Se sei un disabile si comincia presto ad essere discriminati. Si inizia da bambini. E si prosegue da adulti. Ma guai a mollare. Bisogna combattere per i propri diritti. Sempre. Da bambini è giusto che ad aiutarti ci siano i genitori; quando si diventa grandi si può fare anche da soli, ma la solidarietà della gente è sempre un'«arma» in più, soprattutto sotto il profilo psicologico. Ne sa qualcosa Miles, il bimbo americano di 7 anni condannato alla sedia a rotelle ed «escluso» dalla foto di classe. Una storia commuovente che ha fatto il giro del mondo. Miles nello scatto era stato messo al lato, lontano dagli altri bambini. Un'immagine che ha indignato tutti. A cominciare dai suoi genitori, che hanno protestato col preside della scuola. Di qui la decisione- tardiva - di una nuova foto: questa volta con Miles insieme ai suoi compagni. Miles seduto sulla panca con tutti gli altri, e non più «emarginato» in un angolo sulla sua sedia a rotelle. In entrambi gli scatti Miles mostra però lo stesso meraviglioso sorriso. Che dovrebbe farci vergognare molti. Una storia - questa di Miles - che fa il paio con un altro episodio avvenuto in una scuola primaria di Gallicchio, paesino in provincia di Potenza, dove un bimbo è rimasto «bloccato» nella sua classe, senza la possibilità di partecipare alla prova di evacuazione prevista per l'istituto: «Lo abbiamo fatto per la sua sicurezza», si è difesa la preside. E che dire di tutti quegli studenti disabili di terza media, cui è stata negata la possibilità di partecipare alle prove Invalsi? Il ministro dell'Istruzione Carrozza ha promesso un'inchiesta. Vedremo se mai si passerà dalle parole ai fatti.
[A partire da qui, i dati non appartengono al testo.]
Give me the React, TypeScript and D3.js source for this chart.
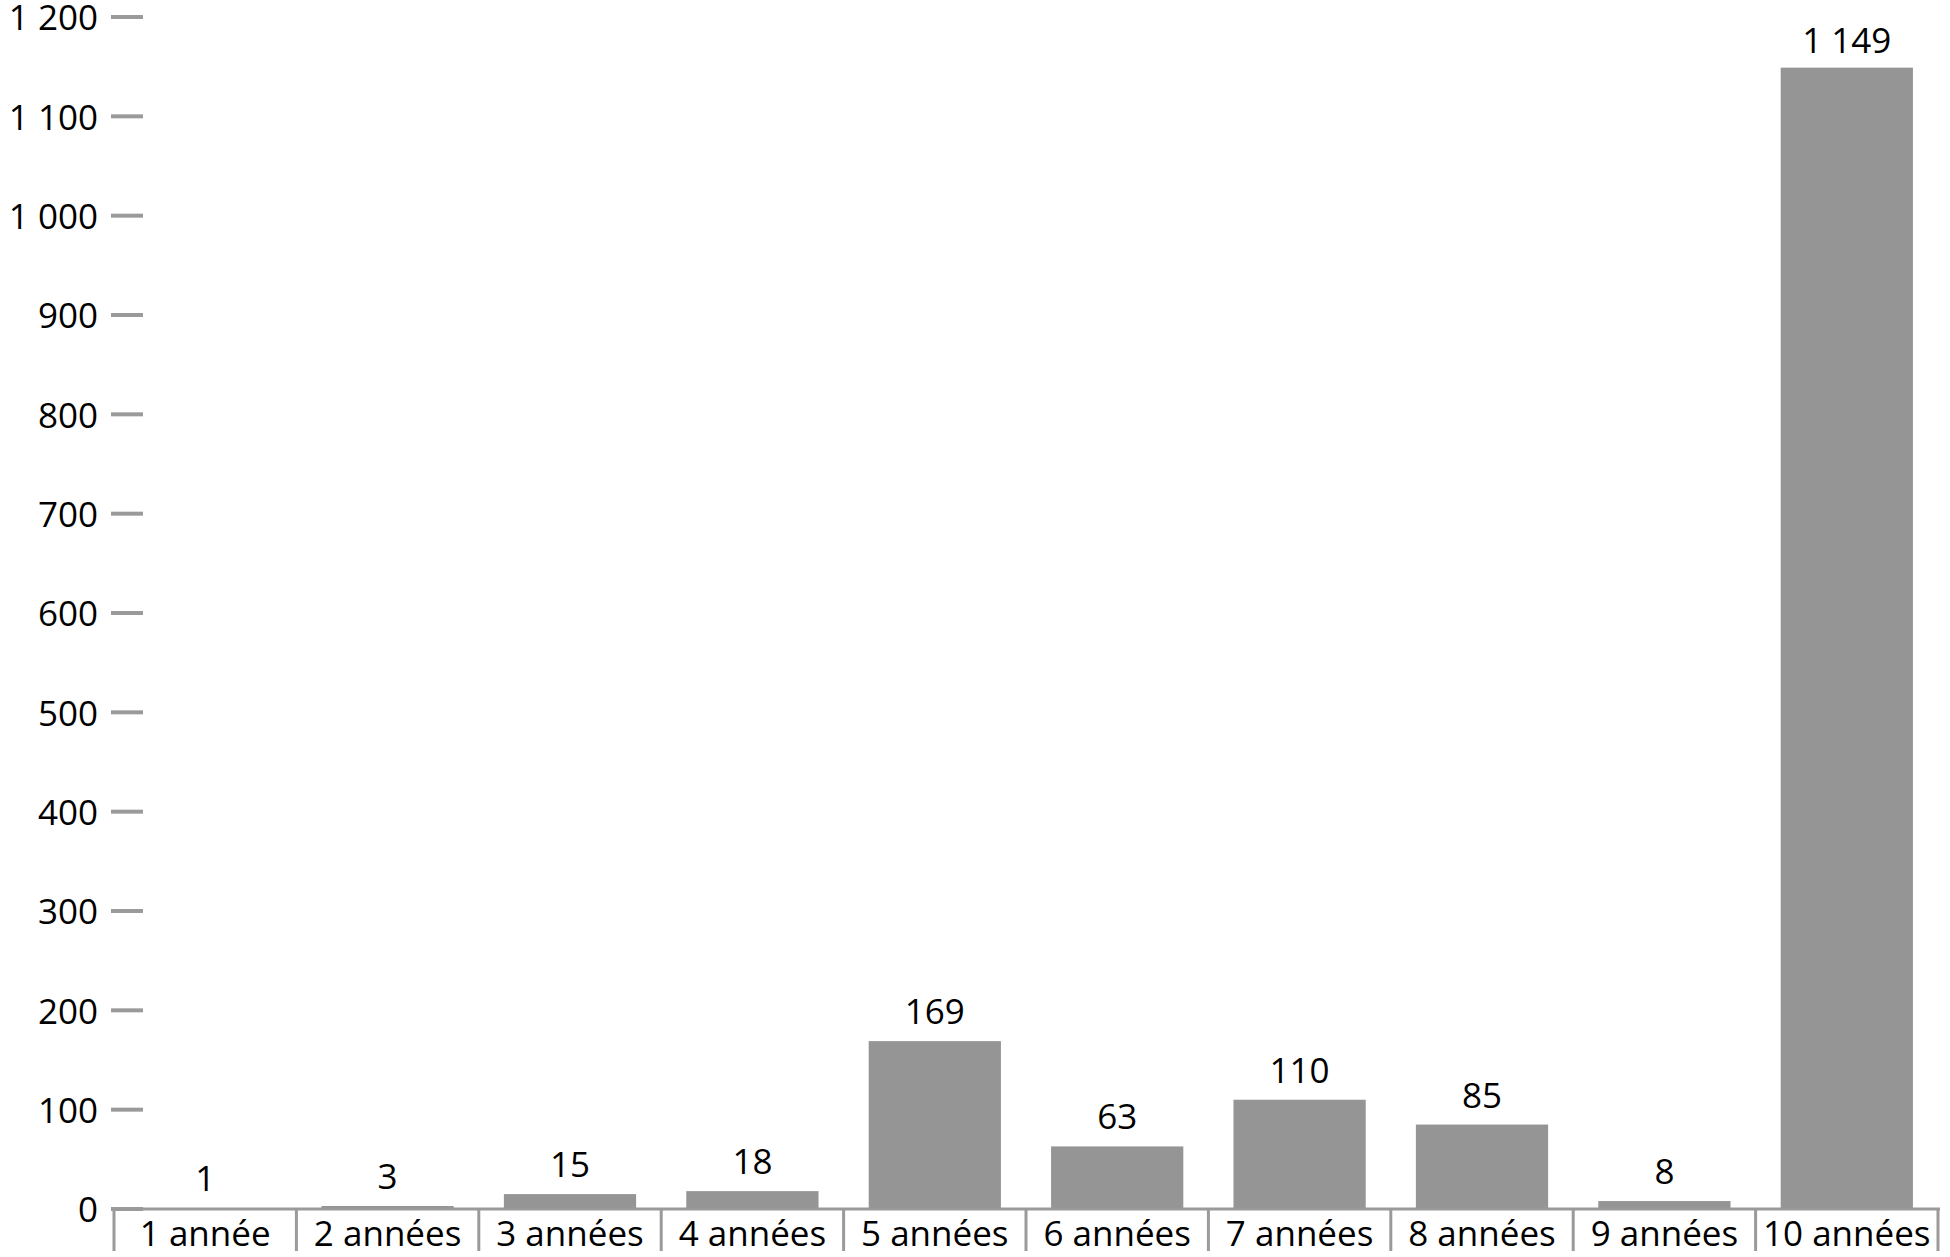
import React from "react";
import * as d3 from "d3";

const categories = ["1 année", "2 années", "3 années", "4 années", "5 années", "6 années", "7 années", "8 années", "9 années", "10 années"];
const values = [1, 3, 15, 18, 169, 63, 110, 85, 8, 1149];
const yTicks = [0, 100, 200, 300, 400, 500, 600, 700, 800, 900, 1000, 1100, 1200];

const W = 1950;
const H = 1257;
const left = 114;
const right = 1938;
const y0 = 1209;
const yTop = 17;
const FONT = "'Open Sans', 'Noto Sans', sans-serif";
const BAR = "#959595";
const AXIS = "#9a9a9a";

const fmt = (v: number) => d3.format(",")(v).replace(/,/g, " ");

export default function App() {
  const x = d3.scaleBand<string>().domain(categories).range([left, right]).paddingInner(0.275).paddingOuter(0.1375);
  const xb = d3.scaleBand<string>().domain(categories).range([left, right]).padding(0);
  const y = d3.scaleLinear().domain([0, 1200]).range([y0, yTop]);

  return (
    <svg width={W} height={H} style={{ position: "absolute", left: 0, top: 0, background: "#fff" }} fontFamily={FONT}>
      <rect x={0} y={0} width={W} height={H} fill="#fff" />
      {yTicks.map((t) => (
        <g key={t}>
          <line x1={111} x2={143} y1={y(t)} y2={y(t)} stroke={AXIS} strokeWidth={4} />
          <text x={98} y={y(t)} dy="0.38em" textAnchor="end" fontSize={35} fill="#000">
            {fmt(t)}
          </text>
        </g>
      ))}
      {categories.map((c, i) => (
        <rect key={c} x={x(c)} y={y(values[i])} width={x.bandwidth()} height={Math.max(y0 - y(values[i]), 1.5)} fill={i === 0 ? "#3d4a5a" : BAR} />
      ))}
      <line x1={left} x2={right + 2} y1={y0} y2={y0} stroke={AXIS} strokeWidth={3} />
      {[...categories.map((c) => xb(c) as number), right].map((bx, i) => (
        <line key={i} x1={bx} x2={bx} y1={y0} y2={1251} stroke={AXIS} strokeWidth={3} />
      ))}
      {categories.map((c, i) => (
        <text key={c} x={(x(c) as number) + x.bandwidth() / 2} y={Math.max(y(values[i]) - 17, 53)} textAnchor="middle" fontSize={35} fill="#000">
          {fmt(values[i])}
        </text>
      ))}
      {categories.map((c) => (
        <text key={c} x={(xb(c) as number) + xb.bandwidth() / 2} y={1246} textAnchor="middle" fontSize={35} fill="#000">
          {c}
        </text>
      ))}
    </svg>
  );
}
Ma a proposito di discriminazioni che non possono - e non devono - passare sotto silenzio, può dire la sua anche una ragazza italiana che da tempo ha iniziato una battaglia per il riconoscimento della cittadinanza italiana, negatagli dalla nostra burocrazia a causa dei suoi disturbi motori e del linguaggio. Adesso, il Tar del Lazio ha imposto alla pubblica amministrazione di riesaminare la vicenda sostenendo che «la carenza del linguaggio verbale non può essere motivo per ritenere una persona incapace di manifestare la propria volontà nè per sostenere che essa non possa in altro modo dimostrare di quanto meno comprendere la lingua italiana». Protagonista di questa storia è una giovane nata a Roma da genitori bosniaci da sempre residenti in Italia, affetta da una grave disabilità: un deficit intellettivo di grado medio grave, con assenza di linguaggio verbale e disturbo della coordinazione motoria. L'amministratore di sostegno della ragazza ha presentato ricorso al Tar per contestare il provvedimento con il quale nel marzo 2011 fu dichiarata inammissibile la richiesta di concessione della cittadinanza italiana, in quanto la disabile non sarebbe stata ritenuta in grado di manifestare la propria volontà. Il «no» infatti fu motivato con il fatto che la richiesta era stata firmata dall'amministratrice di sostegno, essendo la ragazza non in grado di manifestare la propria volontà, mentre la norma prescrive che le istanze da produrre alla pubblica amministrazione debbano essere sottoscritte dal diretto interessato.

In più nell'atto di rigetto si affermava che l'incapacità della ragazza di esprimersi le precludeva la possibilità di manifestare la sua volontà e impediva all'Amministrazione di valutare la sua conoscenza della lingua italiana e la sua «voglia» di diventare cittadina italiana. Mai arrendersi. Le battaglie continuano.